IRVINE — "I found one!" Jen Collins called out from the top of the ridge. Her fellow mushroom hunters groaned and giggled.
By family tradition, Collins' older sister, Joan Murphy, is supposed to find the first tasty morel mushroom each spring when they hike into the woods to search for them. But within a few minutes, Murphy had found one, too.
Collins and Murphy are fifth-generation 'shroom hunters. They have walked these hills each spring since their father, Dennis Stacy, brought them and their five siblings here as teenagers more than 40 years ago. Now, they hunt mushrooms with their children and grandchildren, and many other Estill County families do the same.
"We know when it's spring we go mushroom hunting," Collins said. "It's just a way of life."
This local tradition prompted Irvine to start the Mountain Mushroom Festival in 1991. About 20,000 people are expected April 26-27 for the 24th annual festival, which will include a mushroom market and cooking demonstrations.
The festival also incorporates another local specialty: Kentucky agates. The gemstones are found only in Estill and parts of five surrounding counties. There will be public agate hunts along creek beds April 22-24 and an agate, gem and mineral show in town April 22-27.
Festival activities include a pancake breakfast, tractor and car shows, a parade and the annual Fungus 5k race.
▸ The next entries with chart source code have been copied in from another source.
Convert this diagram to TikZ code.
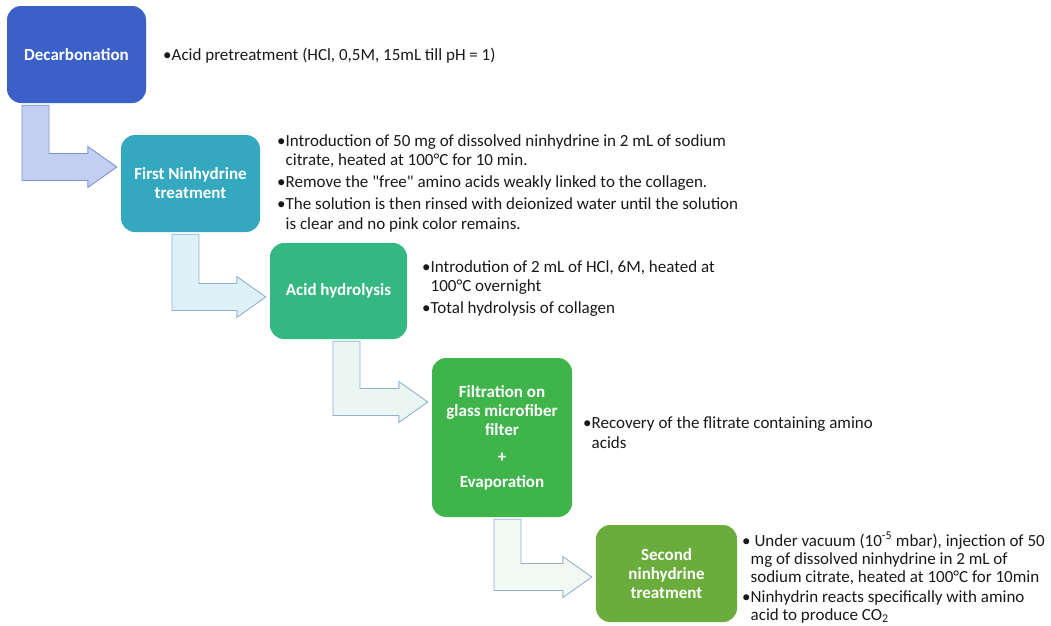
\documentclass[tikz,border=0pt]{standalone}
\usepackage{fontspec}
\setmainfont{Carlito}[Ligatures=TeXOff]
\usetikzlibrary{calc}
\definecolor{cDec}{RGB}{59,97,200}
\definecolor{cFirst}{RGB}{52,168,190}
\definecolor{cAcid}{RGB}{52,183,128}
\definecolor{cFilt}{RGB}{62,180,74}
\definecolor{cSec}{RGB}{106,173,61}
\definecolor{aFillA}{RGB}{196,205,242}
\definecolor{aLineA}{RGB}{125,148,214}
\definecolor{aFillB}{RGB}{221,241,248}
\definecolor{aFillC}{RGB}{233,246,241}
\definecolor{aFillD}{RGB}{242,249,243}
\definecolor{aLine}{RGB}{146,176,210}
\definecolor{txt}{RGB}{25,25,25}

\tikzset{
  stepbox/.style={rectangle, rounded corners=14pt, draw=none, text=white,
    font=\fontsize{17}{19}\selectfont\bfseries, align=center, inner sep=0pt},
  desc/.style={anchor=base west, align=left, inner sep=0pt,
    font=\fontsize{17}{19.5}\selectfont, text=txt},
  bent/.style={line width=0.9pt, line join=miter},
}

% #1 source, #2 target, #3 shaft centre offset from source centre (pt), #4 tip offset above target centre (pt), #5 fill, #6 line
\newcommand{\bentarrow}[6]{%
  \path[bent, fill=#5, draw=#6] let \p1=(#1.south), \p2=(#2.west),
      \n1={\x1+#3pt-13.5pt}, \n2={\x1+#3pt+13.5pt}, \n3={\y2+#4pt} in
    (\n1, {\y1-2pt})
    -- (\n1, {\n3-13.5pt})
    -- ({\x2-33pt}, {\n3-13.5pt})
    -- ({\x2-33pt}, {\n3-20.5pt})
    -- ({\x2-4pt}, \n3)
    -- ({\x2-33pt}, {\n3+20.5pt})
    -- ({\x2-33pt}, {\n3+13.5pt})
    -- (\n2, {\n3+13.5pt})
    -- (\n2, {\y1-2pt})
    -- cycle;
}

\begin{document}
\begin{tikzpicture}[x=1pt, y=-1pt]
\useasboundingbox (0,0) rectangle (1051,625);

\node[stepbox, fill=cDec, minimum width=139pt, minimum height=97pt] (dec) at (76.5,54.5) {Decarbonation};
\node[stepbox, fill=cFirst, minimum width=139pt, minimum height=97pt] (first) at (190.5,183.5) {First Ninhydrine\\treatment};
\node[stepbox, fill=cAcid, minimum width=137pt, minimum height=96pt] (acid) at (338.5,291) {Acid hydrolysis};
\node[stepbox, fill=cFilt, minimum width=140pt, minimum height=159pt] (filt) at (502,437.5) {Filtration on\\glass microfiber\\filter\\[8pt]+\\[6pt]Evaporation};
\node[stepbox, fill=cSec, minimum width=141pt, minimum height=97pt] (sec) at (666.5,573.5) {Second\\ninhydrine\\treatment};

\bentarrow{dec}{first}{-41}{16.5}{aFillA}{aLineA}
\bentarrow{first}{acid}{-5}{-6}{aFillB}{aLine}
\bentarrow{acid}{filt}{8}{35.5}{aFillC}{aLine}
\bentarrow{filt}{sec}{5.5}{-3.5}{aFillD}{aLine}

\node[desc] (tdec) at (163,60.5) {•Acid pretreatment (HCl, 0,5M, 15mL till pH = 1)};
\node[desc] (tfirst) at (277,229) {•Introduction of 50 mg of dissolved ninhydrine in 2 mL of sodium\\
\phantom{•}citrate, heated at 100°C for 10 min.\\[2.5pt]
•Remove the "free" amino acids weakly linked to the collagen.\\[2.5pt]
•The solution is then rinsed with deionized water until the solution\\
\phantom{•}is clear and no pink color remains.};
\node[desc] (tacid) at (422,313) {•Introdution of 2 mL of HCl, 6M, heated at\\
\phantom{•}100°C overnight\\[2pt]
•Total hydrolysis of collagen};
\node[desc] (tfilt) at (583,448) {•Recovery of the flitrate containing amino\\
\phantom{•}acids};
\node[desc, font=\fontsize{17}{18}\selectfont] (tsec) at (742,620) {• Under vacuum (10\textsuperscript{-5} mbar), injection of 50\\
\phantom{•}mg of dissolved ninhydrine in 2 mL of\\
\phantom{•}sodium citrate, heated at 100°C for 10min\\[2pt]
•Ninhydrin reacts specifically with amino\\
\phantom{•}acid to produce CO\textsubscript{2}};
\end{tikzpicture}
\end{document}
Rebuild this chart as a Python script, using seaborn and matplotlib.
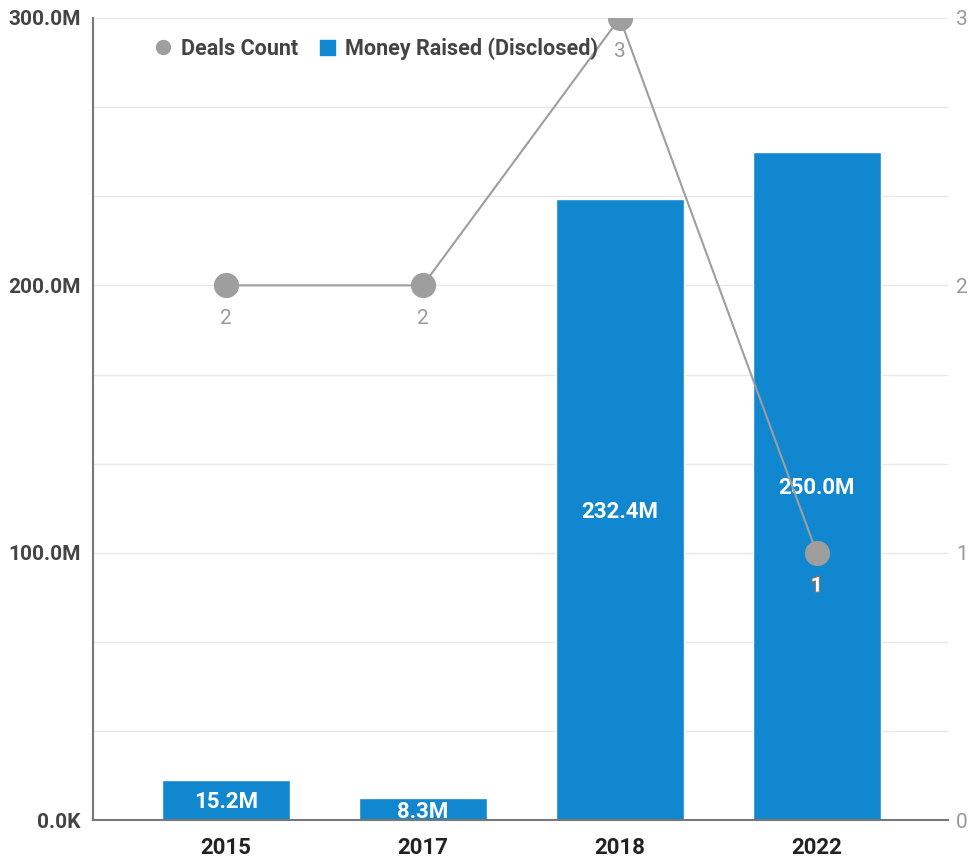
import matplotlib
matplotlib.use("Agg")
import matplotlib.pyplot as plt
import matplotlib.patheffects as pe
from matplotlib.lines import Line2D
from matplotlib.patches import Patch
import seaborn as sns
import pandas as pd
import numpy as np

# Funding data by year
years = ["2015", "2017", "2018", "2022"]
money_raised_m = [15.2, 8.3, 232.4, 250.0]
deals_count = [2, 2, 3, 1]
money_labels = ["15.2M", "8.3M", "232.4M", "250.0M"]
left_ticks = [0, 100, 200, 300]
left_tick_labels = ["0.0K", "100.0M", "200.0M", "300.0M"]
right_ticks = [0, 1, 2, 3]

BLUE = "#1187cf"
GREY = "#9e9e9e"

sns.set_theme(style="white")
plt.rcParams["font.family"] = ["Roboto", "DejaVu Sans"]

df = pd.DataFrame({"year": years, "money": money_raised_m, "deals": deals_count})

fig = plt.figure(figsize=(9.69, 8.57), dpi=100)
ax = fig.add_axes([0.096, 0.043, 0.882, 0.936])

sns.barplot(data=df, x="year", y="money", color=BLUE, saturation=1,
            width=0.65, ax=ax, zorder=2)
ax.set_xlim(-0.675, 3.665)
ax.set_ylim(0, 300)

# grid every third of 100M
grid_vals = np.arange(1, 10) * (300 / 9)
for g in grid_vals:
    ax.axhline(g, color="#e8e8e8", lw=1, zorder=0)

ax.set_yticks(left_ticks)
ax.set_yticklabels(left_tick_labels, fontsize=15, fontweight="bold", color="#444444")
ax.set_xticks(range(len(years)))
ax.set_xticklabels(years, fontsize=16, fontweight="bold", color="#222222")
ax.tick_params(axis="y", length=0, pad=9)
ax.tick_params(axis="x", length=0, pad=12)
ax.set_xlabel("")
ax.set_ylabel("")
for s in ["top", "right"]:
    ax.spines[s].set_visible(False)
ax.spines["left"].set_color("#777777")
ax.spines["bottom"].set_color("#777777")
ax.spines["left"].set_linewidth(1.5)
ax.spines["bottom"].set_linewidth(1.5)

for i, (v, lab) in enumerate(zip(money_raised_m, money_labels)):
    ax.text(i, v / 2, lab, ha="center", va="center_baseline", color="white",
            fontsize=16, fontweight="bold", zorder=3)

ax2 = ax.twinx()
sns.pointplot(data=df, x="year", y="deals", color=GREY, ax=ax2,
              markers="o", markersize=17, linewidth=1.5, zorder=4)
ax2.set_xlim(-0.675, 3.665)
ax2.set_ylim(0, 3)
ax2.set_yticks(right_ticks)
ax2.set_yticklabels([str(t) for t in right_ticks], fontsize=15, color="#999999")
ax2.tick_params(axis="y", length=0, pad=6)
ax2.set_ylabel("")
ax2.set_xlabel("")
for s in ax2.spines.values():
    s.set_visible(False)

for i, d in enumerate(deals_count):
    on_bar = d / 3 * 300 < money_raised_m[i]
    if on_bar:
        ax2.annotate(str(d), (i, d), xytext=(0, -24), textcoords="offset points",
                     ha="center", va="center", fontsize=15, color="white",
                     fontweight="bold", zorder=5, clip_on=False,
                     path_effects=[pe.withStroke(linewidth=2, foreground="#777777")])
    else:
        ax2.annotate(str(d), (i, d), xytext=(0, -24), textcoords="offset points",
                     ha="center", va="center", fontsize=15, color="#999999",
                     zorder=5, clip_on=False)

handles = [
    Line2D([0], [0], marker="o", color="none", markerfacecolor=GREY,
           markeredgecolor=GREY, markersize=10, label="Deals Count"),
    Patch(facecolor=BLUE, edgecolor=BLUE, label="Money Raised (Disclosed)"),
]
leg = ax2.legend(handles=handles, loc="upper left", bbox_to_anchor=(0.05, 1.0),
                 ncol=2, frameon=False, handlelength=0.7, handletextpad=0.5,
                 columnspacing=1.0, prop={"size": 15.5, "weight": "bold"})
for t in leg.get_texts():
    t.set_color("#444444")

fig.savefig("out.png", dpi=100)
Festival admission is free. (More information: mountainmushroomfestival.org.)
"We're trying to educate, and promote our cultural heritage," said Francine Bonny, the festival's chairman. "We want to highlight what is unique about our home and share it with visitors."
Morel, or Morchella, mushrooms are difficult to cultivate, but grow wild in deciduous forests around the world. They can be found across Kentucky and surrounding states. The mushrooms start popping up in late March or early April, when overnight temperatures have warmed and there has been enough rain to dampen the soil.
A morel looks like a sponge or honeycomb and is hollow. Old-timers called them "dry-land fish" because they taste a little fishy. Hunters must take care not to confuse them with "false morels" — mushrooms that look more like brains than sponges and are poisonous.
Estill County hunters rarely find more than one or two morels growing together. The mushrooms range in color from black to golden and are often only one-to-three inches long. It takes skill and experience to see them poking up among the dead leaves and wildflowers on the forest floor.
The sisters took me mushroom hunting last Thursday, along with Collins' son, Michael Collins Jr., president of the Estill County Chamber of Commerce, and Bonny, the festival chairman.
We drove up into the hills outside Irvine to their favorite spot, then hiked down one ridge and up another. Every few minutes, each hunter would stop to carefully scan the forest, poking a walking stick at fallen leaves when they thought they saw something — a mushroom or a snake.
When a morel was found, it was picked with a pinch of the stem. Hunters take care to protect the roots so they will produce more mushrooms. They carry picked mushrooms in a net shoulder bag on the theory that loose spores will fall off as they walk, increasing the chances of more mushrooms in the forest in the future.
When the hunters found leaves that looked disturbed, it often meant wild turkey had been there. "Deer and turkey both like mushrooms," Collins said. "So you have to beat them to 'em."
After a couple of hours, the hunters had found 28 small morels. That explains why they sell for about $40 a pound at the festival's mushroom market. I hadn't found a single one. I'm sure it was because I was too busy taking pictures. That's my story, and I'm sticking to it.
The sisters were kind enough to give me a handful of their morels, plus cooking instructions. When I got home, I cleaned and sliced them in half, soaked them in saltwater, rolled them in cornmeal and a little flour and fried them in butter. Delicious!